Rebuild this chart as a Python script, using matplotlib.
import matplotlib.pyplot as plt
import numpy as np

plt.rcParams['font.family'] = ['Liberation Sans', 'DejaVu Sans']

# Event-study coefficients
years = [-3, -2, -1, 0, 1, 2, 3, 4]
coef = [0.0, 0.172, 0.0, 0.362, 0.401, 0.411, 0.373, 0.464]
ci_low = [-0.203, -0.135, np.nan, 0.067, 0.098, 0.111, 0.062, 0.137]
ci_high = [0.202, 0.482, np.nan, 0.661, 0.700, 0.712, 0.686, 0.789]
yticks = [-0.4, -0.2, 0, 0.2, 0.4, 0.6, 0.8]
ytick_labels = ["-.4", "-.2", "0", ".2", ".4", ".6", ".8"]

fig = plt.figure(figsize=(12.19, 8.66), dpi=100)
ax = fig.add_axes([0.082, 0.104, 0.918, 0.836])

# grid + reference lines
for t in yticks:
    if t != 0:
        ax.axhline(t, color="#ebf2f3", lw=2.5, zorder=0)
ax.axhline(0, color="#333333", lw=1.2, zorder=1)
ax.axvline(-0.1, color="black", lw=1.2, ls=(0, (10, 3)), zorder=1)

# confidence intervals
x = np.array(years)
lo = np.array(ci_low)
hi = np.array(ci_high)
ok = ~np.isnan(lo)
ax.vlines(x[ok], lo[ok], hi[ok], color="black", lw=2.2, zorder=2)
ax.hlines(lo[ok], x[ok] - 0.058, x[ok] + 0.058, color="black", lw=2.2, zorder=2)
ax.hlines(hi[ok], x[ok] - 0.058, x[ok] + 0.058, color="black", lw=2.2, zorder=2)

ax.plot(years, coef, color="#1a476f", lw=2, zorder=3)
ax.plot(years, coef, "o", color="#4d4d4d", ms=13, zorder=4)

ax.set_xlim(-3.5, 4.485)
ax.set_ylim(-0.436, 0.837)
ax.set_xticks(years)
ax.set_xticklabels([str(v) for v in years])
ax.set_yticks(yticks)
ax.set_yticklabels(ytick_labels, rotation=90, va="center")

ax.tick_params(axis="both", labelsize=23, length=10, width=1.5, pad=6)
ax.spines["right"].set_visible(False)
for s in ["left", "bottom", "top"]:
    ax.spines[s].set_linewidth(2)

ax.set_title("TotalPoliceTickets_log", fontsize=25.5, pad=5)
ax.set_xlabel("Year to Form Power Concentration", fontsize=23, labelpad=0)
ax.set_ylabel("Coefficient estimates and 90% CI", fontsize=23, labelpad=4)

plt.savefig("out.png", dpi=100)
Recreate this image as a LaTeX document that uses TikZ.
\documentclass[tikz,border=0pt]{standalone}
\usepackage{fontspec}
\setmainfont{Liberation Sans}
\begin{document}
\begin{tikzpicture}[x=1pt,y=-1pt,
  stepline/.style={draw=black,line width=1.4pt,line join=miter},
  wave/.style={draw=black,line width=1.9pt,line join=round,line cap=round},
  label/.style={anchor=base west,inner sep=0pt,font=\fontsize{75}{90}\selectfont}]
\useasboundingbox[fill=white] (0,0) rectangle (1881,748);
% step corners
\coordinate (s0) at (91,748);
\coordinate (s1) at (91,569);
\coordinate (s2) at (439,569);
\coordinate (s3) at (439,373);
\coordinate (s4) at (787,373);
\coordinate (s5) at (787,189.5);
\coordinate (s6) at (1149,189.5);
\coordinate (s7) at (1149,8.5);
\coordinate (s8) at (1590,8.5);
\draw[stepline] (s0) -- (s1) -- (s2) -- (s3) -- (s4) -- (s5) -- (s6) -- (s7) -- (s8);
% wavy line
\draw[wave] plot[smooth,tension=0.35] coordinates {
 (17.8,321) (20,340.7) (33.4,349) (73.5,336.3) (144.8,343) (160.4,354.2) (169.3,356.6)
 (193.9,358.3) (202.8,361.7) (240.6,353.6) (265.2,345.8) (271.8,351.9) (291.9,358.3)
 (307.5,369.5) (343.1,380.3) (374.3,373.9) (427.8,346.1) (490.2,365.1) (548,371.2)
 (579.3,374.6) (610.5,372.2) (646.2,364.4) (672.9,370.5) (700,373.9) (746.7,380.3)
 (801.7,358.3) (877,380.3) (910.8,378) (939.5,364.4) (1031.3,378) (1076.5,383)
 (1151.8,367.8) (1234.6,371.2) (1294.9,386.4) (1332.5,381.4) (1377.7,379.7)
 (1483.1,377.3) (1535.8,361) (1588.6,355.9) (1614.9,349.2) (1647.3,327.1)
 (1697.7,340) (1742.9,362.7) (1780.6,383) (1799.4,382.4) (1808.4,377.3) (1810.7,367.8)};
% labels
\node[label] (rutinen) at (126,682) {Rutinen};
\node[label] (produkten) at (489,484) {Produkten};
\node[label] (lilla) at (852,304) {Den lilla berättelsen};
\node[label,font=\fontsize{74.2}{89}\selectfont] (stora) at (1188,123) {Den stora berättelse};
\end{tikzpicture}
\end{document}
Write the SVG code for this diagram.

• • •

*Challenge*
Return every entry exactly as given.

*Correct output*
Rebuild this chart as a Python script, using matplotlib.
import matplotlib.pyplot as plt
import numpy as np

plt.rcParams['font.family'] = ['Liberation Sans', 'DejaVu Sans']

# Event-study coefficients
years = [-3, -2, -1, 0, 1, 2, 3, 4]
coef = [0.0, 0.172, 0.0, 0.362, 0.401, 0.411, 0.373, 0.464]
ci_low = [-0.203, -0.135, np.nan, 0.067, 0.098, 0.111, 0.062, 0.137]
ci_high = [0.202, 0.482, np.nan, 0.661, 0.700, 0.712, 0.686, 0.789]
yticks = [-0.4, -0.2, 0, 0.2, 0.4, 0.6, 0.8]
ytick_labels = ["-.4", "-.2", "0", ".2", ".4", ".6", ".8"]

fig = plt.figure(figsize=(12.19, 8.66), dpi=100)
ax = fig.add_axes([0.082, 0.104, 0.918, 0.836])

# grid + reference lines
for t in yticks:
    if t != 0:
        ax.axhline(t, color="#ebf2f3", lw=2.5, zorder=0)
ax.axhline(0, color="#333333", lw=1.2, zorder=1)
ax.axvline(-0.1, color="black", lw=1.2, ls=(0, (10, 3)), zorder=1)

# confidence intervals
x = np.array(years)
lo = np.array(ci_low)
hi = np.array(ci_high)
ok = ~np.isnan(lo)
ax.vlines(x[ok], lo[ok], hi[ok], color="black", lw=2.2, zorder=2)
ax.hlines(lo[ok], x[ok] - 0.058, x[ok] + 0.058, color="black", lw=2.2, zorder=2)
ax.hlines(hi[ok], x[ok] - 0.058, x[ok] + 0.058, color="black", lw=2.2, zorder=2)

ax.plot(years, coef, color="#1a476f", lw=2, zorder=3)
ax.plot(years, coef, "o", color="#4d4d4d", ms=13, zorder=4)

ax.set_xlim(-3.5, 4.485)
ax.set_ylim(-0.436, 0.837)
ax.set_xticks(years)
ax.set_xticklabels([str(v) for v in years])
ax.set_yticks(yticks)
ax.set_yticklabels(ytick_labels, rotation=90, va="center")

ax.tick_params(axis="both", labelsize=23, length=10, width=1.5, pad=6)
ax.spines["right"].set_visible(False)
for s in ["left", "bottom", "top"]:
    ax.spines[s].set_linewidth(2)

ax.set_title("TotalPoliceTickets_log", fontsize=25.5, pad=5)
ax.set_xlabel("Year to Form Power Concentration", fontsize=23, labelpad=0)
ax.set_ylabel("Coefficient estimates and 90% CI", fontsize=23, labelpad=4)

plt.savefig("out.png", dpi=100)
Recreate this image as a LaTeX document that uses TikZ.
\documentclass[tikz,border=0pt]{standalone}
\usepackage{fontspec}
\setmainfont{Liberation Sans}
\begin{document}
\begin{tikzpicture}[x=1pt,y=-1pt,
  stepline/.style={draw=black,line width=1.4pt,line join=miter},
  wave/.style={draw=black,line width=1.9pt,line join=round,line cap=round},
  label/.style={anchor=base west,inner sep=0pt,font=\fontsize{75}{90}\selectfont}]
\useasboundingbox[fill=white] (0,0) rectangle (1881,748);
% step corners
\coordinate (s0) at (91,748);
\coordinate (s1) at (91,569);
\coordinate (s2) at (439,569);
\coordinate (s3) at (439,373);
\coordinate (s4) at (787,373);
\coordinate (s5) at (787,189.5);
\coordinate (s6) at (1149,189.5);
\coordinate (s7) at (1149,8.5);
\coordinate (s8) at (1590,8.5);
\draw[stepline] (s0) -- (s1) -- (s2) -- (s3) -- (s4) -- (s5) -- (s6) -- (s7) -- (s8);
% wavy line
\draw[wave] plot[smooth,tension=0.35] coordinates {
 (17.8,321) (20,340.7) (33.4,349) (73.5,336.3) (144.8,343) (160.4,354.2) (169.3,356.6)
 (193.9,358.3) (202.8,361.7) (240.6,353.6) (265.2,345.8) (271.8,351.9) (291.9,358.3)
 (307.5,369.5) (343.1,380.3) (374.3,373.9) (427.8,346.1) (490.2,365.1) (548,371.2)
 (579.3,374.6) (610.5,372.2) (646.2,364.4) (672.9,370.5) (700,373.9) (746.7,380.3)
 (801.7,358.3) (877,380.3) (910.8,378) (939.5,364.4) (1031.3,378) (1076.5,383)
 (1151.8,367.8) (1234.6,371.2) (1294.9,386.4) (1332.5,381.4) (1377.7,379.7)
 (1483.1,377.3) (1535.8,361) (1588.6,355.9) (1614.9,349.2) (1647.3,327.1)
 (1697.7,340) (1742.9,362.7) (1780.6,383) (1799.4,382.4) (1808.4,377.3) (1810.7,367.8)};
% labels
\node[label] (rutinen) at (126,682) {Rutinen};
\node[label] (produkten) at (489,484) {Produkten};
\node[label] (lilla) at (852,304) {Den lilla berättelsen};
\node[label,font=\fontsize{74.2}{89}\selectfont] (stora) at (1188,123) {Den stora berättelse};
\end{tikzpicture}
\end{document}
Write the SVG code for this diagram.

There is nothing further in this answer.